On Self Value

It is in On Glory where Montaigne makes his most important point about solitude: that it’s in self worth that we find our ultimate inner strength, even if we are never all alone:

I do not care so much what I am to others as I care what I am to myself. I want to be rich by myself, not by borrowing. Strangers see only the results and outward appearances. Any man can put on a good face outside, while full of fever and fright within. They do not see my heart, they see only my countenance.

It has taken me a great deal of time, and much trial and error, to reach Montaigne’s stance, but I now embrace it wholeheartedly. Which isn’t to say that I hold my thoughts only to myself and am disinterested in external opinions. You don’t release a book of philosophy into the world and keep the true nature of the book to yourself unless you have some interest in getting people to read something they’d otherwise ignore. But I have humble expectations of it all. I planned from the start to make no money on the venture, expected few people to acquire it even for free, and fully expect no one to read all 500+ pages of it. The tiniest milestone of interest in it delights me, given these terms.

If I have any complaint about how Montaigne frames this state of mind in that quote, it is by starting with the “I do not care” construction regarding others, because that’s the least important part. It isn’t so much a lack of care driving this position, but the self valuation.

It’s also the kind of statement most prone to posturing. The truth is that we almost always care what the people closest to us think, bccause their actions and reactions shape the atmosphere of our lives. Everyone’s lives are contingent to a certain extent on the wishes of those who matter to us most, so people have the power to disappoint.

What Montaigne is saying, however, is that no one, even those whose opinions we treasure most, should be permitted to determine the validity of your beliefs and your evaluation of your strengths. Once you reach a point of understanding your own strengths and virtues and appreciating them fully, it no longer matters how other people evaluate you. If they cannot recognize what is good, that’s not on you, and not necessarily on them either. Montaigne elaborates:

All these judgments that are founded on external appearances are marvelously uncertain and doubtful; and there is no witness so sure as each man to himself.

And this is why our human values are so badly out of whack. We care so much about gaining the approval of others that we focus on the factors that are most readily apparent from the outside—wealth, possessions, the most obvious and widely accepted definition of beauty.

In fact, I would add a strong claim of my own: that your most important valuations of others, such as who you love, are much more a reflection of your own values and tastes than a determination of the qualities of others. Love is always, first and foremost, a statement about what matters to you most in life.

The feelings others elicit in you is ultimately what matters most. This circles back to Montaigne’s views on solitude.
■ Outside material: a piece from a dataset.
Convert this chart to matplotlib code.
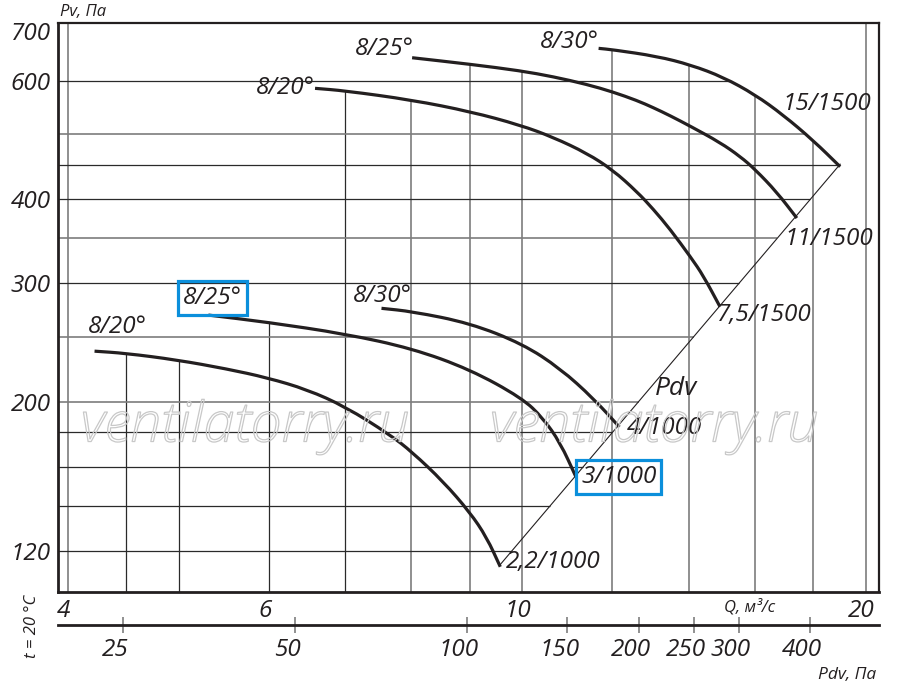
import numpy as np
import matplotlib
matplotlib.use("Agg")
import matplotlib.pyplot as plt
import matplotlib.patheffects as pe
from matplotlib.path import Path
from matplotlib.patches import PathPatch
from matplotlib.ticker import NullLocator
from matplotlib.transforms import ScaledTranslation

plt.rcParams['font.family'] = ['Open Sans', 'DejaVu Sans']
plt.rcParams['font.style'] = 'italic'

# ------------------- datos (Q, m3/s ; Pv, Pa) -------------------
# 1000 rpm
q_20_1000 = [4.22, 4.49, 4.98, 5.51, 5.98, 6.48, 7.00, 7.66, 8.01, 8.53, 9.00, 9.31, 9.57]
pv_20_1000 = [237.8, 236.1, 230.8, 223.8, 217.1, 208.5, 196.6, 178.6, 168.3, 152.1, 136.9, 125.7, 113.6]

q_25_1000 = [5.31, 5.98, 7.00, 8.01, 9.00, 10.0, 10.43, 10.80, 11.15]
pv_25_1000 = [269.1, 262.6, 252.3, 240.0, 223.4, 202.5, 189.1, 173.8, 154.5]

q_30_1000 = [7.53, 8.01, 9.00, 10.01, 10.80, 11.55, 12.17]
pv_30_1000 = [275.4, 272.4, 261.8, 243.8, 224.1, 202.2, 183.4]

# 1500 rpm
q_20_1500 = [6.585, 6.99, 8.01, 9.02, 9.96, 10.65, 11.40, 12.01, 12.61, 13.03, 13.48, 14.06, 14.42, 14.91]
pv_20_1500 = [585.2, 580.4, 562.2, 540.1, 516.0, 494.8, 468.4, 442.3, 410.6, 386.9, 361.2, 327.8, 307.7, 276.9]

q_25_1500 = [8.01, 9.02, 9.96, 10.65, 11.40, 12.01, 12.61, 13.03, 13.48, 14.06, 14.91, 15.53, 16.00, 16.72, 17.41]
pv_25_1500 = [649.9, 635.3, 621.6, 609.0, 593.1, 578.0, 561.3, 547.8, 532.9, 513.4, 486.1, 463.3, 443.4, 410.1, 375.2]

q_30_1500 = [11.67, 12.01, 13.13, 14.06, 15.01, 16.0, 16.94, 18.0, 19.0]
pv_30_1500 = [671.1, 667.9, 653.1, 634.0, 607.9, 572.7, 534.0, 489.3, 447.4]

etiq_inicio = ["8/20°", "8/25°", "8/30°", "8/20°", "8/25°", "8/30°"]
etiq_fin = ["2,2/1000", "3/1000", "4/1000", "7,5/1500", "11/1500", "15/1500"]

K_PDV = 1.25  # Pdv = K * Q^2

q_ticks = [4, 6, 10, 20]
pv_ticks = [120, 200, 300, 400, 600, 700]
pdv_ticks = [25, 50, 100, 150, 200, 250, 300, 400]

q_grid_osc = [4.5, 5, 6, 7]
q_grid_gris = [4, 8, 9, 10, 12, 14, 16, 18, 20]
pv_grid_osc = [120, 140, 160, 180, 300, 400, 450, 600]
pv_grid_gris = [200, 250, 350, 500]

q_lim = (3.92, 20.55)
pv_lim = (104.2, 732.0)

NEGRO = '#231f20'
AZUL = '#0b8fdb'
TAM = 17.5

curvas = [(q_20_1000, pv_20_1000), (q_25_1000, pv_25_1000), (q_30_1000, pv_30_1000),
          (q_20_1500, pv_20_1500), (q_25_1500, pv_25_1500), (q_30_1500, pv_30_1500)]


# ------------------- Funciones Auxiliares -------------------
def tope(q):
    vals = [np.interp(np.log(q), np.log(cq), np.log(cp))
            for cq, cp in curvas if cq[0] <= q <= cq[-1]]
    return np.exp(max(vals)) if vals else pv_lim[1]


def borde_derecho(p):
    qf, pf = curvas[5]
    if p >= pf[-1]:
        return np.exp(np.interp(np.log(p), np.log(pf[::-1]), np.log(qf[::-1])))
    return np.sqrt(p / K_PDV)


def correr(etiquetas, dx, dy=0):
    for t in etiquetas:
        t.set_transform(t.get_transform() + ScaledTranslation(dx / 100, dy / 100, fig.dpi_scale_trans))


def trazo(q, p):
    # curva de Bezier cuadratica con los puntos leidos como vertices de control
    lq, lp = np.log10(q), np.log10(p)
    medio = lambda a, b: 10 ** ((a + b) / 2)
    verts = [(q[0], p[0]), (medio(lq[0], lq[1]), medio(lp[0], lp[1]))]
    codes = [Path.MOVETO, Path.LINETO]
    for i in range(1, len(q) - 1):
        verts += [(q[i], p[i]), (medio(lq[i], lq[i + 1]), medio(lp[i], lp[i + 1]))]
        codes += [Path.CURVE3, Path.CURVE3]
    verts.append((q[-1], p[-1]))
    codes.append(Path.LINETO)
    return Path(verts, codes)


fig = plt.figure(figsize=(9, 6.92), dpi=100)
ax = fig.add_axes([0.06444, 0.14451, 0.91222, 0.82225])
ax.set_xscale('log')
ax.set_yscale('log')
ax.set_xlim(*q_lim)
ax.set_ylim(*pv_lim)

# rejilla
for q in q_grid_osc + q_grid_gris:
    col, lw = ('#2a2a2a', 0.9) if q in q_grid_osc else ('#7d7d7d', 1.2)
    ax.vlines(q, pv_lim[0], tope(q), color=col, lw=lw, zorder=1)
for p in pv_grid_osc + pv_grid_gris:
    col, lw = ('#2a2a2a', 0.9) if p in pv_grid_osc else ('#7d7d7d', 1.2)
    ax.hlines(p, q_lim[0], borde_derecho(p), color=col, lw=lw, zorder=1)

# linea Pdv
q_diag = np.array([q_20_1000[-1], q_30_1500[-1]])
ax.plot(q_diag, K_PDV * q_diag ** 2, color=NEGRO, lw=0.8, zorder=2)
ax.text(13.65, 209, "Pdv", fontsize=19, color=NEGRO, ha='center', va='center')

# curvas
off_ini = [(23, 24), (4, 17), (1, 12), (-30, 0), (-28, 9), (-29, 6)]
off_fin = [(6, 5), (5, 0), (7, -1), (-3, -8), (-12, -21), (-58, 63)]
for i, (cq, cp) in enumerate(curvas):
    ax.add_patch(PathPatch(trazo(cq, cp), fc='none', ec=NEGRO, lw=2.3,
                           capstyle='butt', joinstyle='round', zorder=3))
    caja = None
    if i == 1:
        caja = dict(boxstyle='square,pad=0.22', fc='none', ec=AZUL, lw=2.3)
    ax.annotate(etiq_inicio[i], (cq[0], cp[0]), xytext=off_ini[i], textcoords='offset pixels',
                ha='center', va='center', fontsize=TAM, color=NEGRO, bbox=caja, zorder=4)
    caja = None
    if i == 1:
        caja = dict(boxstyle='square,pad=0.2', fc='none', ec=AZUL, lw=2.3)
    ax.annotate(etiq_fin[i], (cq[-1], cp[-1]), xytext=off_fin[i], textcoords='offset pixels',
                ha='left', va='center', fontsize=TAM, color=NEGRO, bbox=caja, zorder=4)

# ejes
ax.xaxis.set_minor_locator(NullLocator())
ax.yaxis.set_minor_locator(NullLocator())
ax.set_xticks(q_ticks)
ax.set_xticklabels([str(v) for v in q_ticks])
ax.set_yticks(pv_ticks)
ax.set_yticklabels([str(v) for v in pv_ticks])
ax.tick_params(length=0, labelsize=TAM, colors=NEGRO)
ax.tick_params(axis='x', pad=5)
ax.tick_params(axis='y', pad=5)
correr(ax.get_xticklabels(), -4)
correr(ax.get_yticklabels()[-1:], 0, 5)
for s in ax.spines.values():
    s.set_linewidth(1.6)
    s.set_color(NEGRO)
ax.spines['left'].set_linewidth(2.0)
ax.spines['bottom'].set_linewidth(2.0)

# eje Pdv
ax2 = fig.add_axes([0.06444, 0.0968, 0.91222, 0.0001])
ax2.set_xscale('log')
ax2.set_xlim(K_PDV * q_lim[0] ** 2, K_PDV * q_lim[1] ** 2)
ax2.xaxis.set_minor_locator(NullLocator())
ax2.set_xticks(pdv_ticks)
ax2.set_xticklabels([str(v) for v in pdv_ticks])
ax2.set_yticks([])
for k in ['top', 'left', 'right']:
    ax2.spines[k].set_visible(False)
ax2.spines['bottom'].set_linewidth(2.0)
ax2.spines['bottom'].set_color(NEGRO)
ax2.tick_params(axis='x', direction='inout', length=12, width=1.3, color='#888888',
                pad=3, labelsize=TAM, labelcolor=NEGRO)
correr(ax2.get_xticklabels(), -8)
ax2.patch.set_visible(False)

# textos
fig.text(0.0667, 0.9827, "Pv, Па", fontsize=12, color=NEGRO, ha='left', va='center')
fig.text(0.8333, 0.1228, "Q, м³/с", fontsize=12, color=NEGRO, ha='center', va='center')
fig.text(0.9411, 0.0246, "Pdv, Па", fontsize=12.5, color=NEGRO, ha='center', va='center')
fig.text(0.0356, 0.0954, "t = 20 °C", fontsize=12, color=NEGRO, ha='center', va='center',
         rotation=90)

# marca de agua
for xf in [0.2722, 0.7267]:
    fig.text(xf, 0.3829, "ventilatorry.ru", fontsize=40, weight='light', color=(1, 1, 1, 0),
             ha='center', va='center', zorder=0.5,
             path_effects=[pe.Stroke(linewidth=0.9, foreground='#c8c8c8')])

fig.savefig("out.png", dpi=100)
It isn’t necessary to pull yourself out of life, to be completely solitary, so long as you don’t take the opinions and valuations of others too seriously:

As for me, I hold that I exist only in myself; and as for that other life of mine that lies in the knowledge of my friends, considering it naked and simply in itself, I know very well that I feel no fruit or enjoyment from it except by the vanity of a fanciful opinion.

And while Montaigne doesn’t see a problem in a rhetorician like me trying to make a name for himself through his work—and I thank him for this rare hat tip—he believes it is only our personal virtues that ultimately matter:

It might perhaps be excusable for a painter or another artisan, or even for a rhetorician or a grammarian, to toil to acquire a name by his works; but the actions of virtue are too noble in themselves to seek any other reward than from their own worth, and especially to seek it in the vanity of human judgments.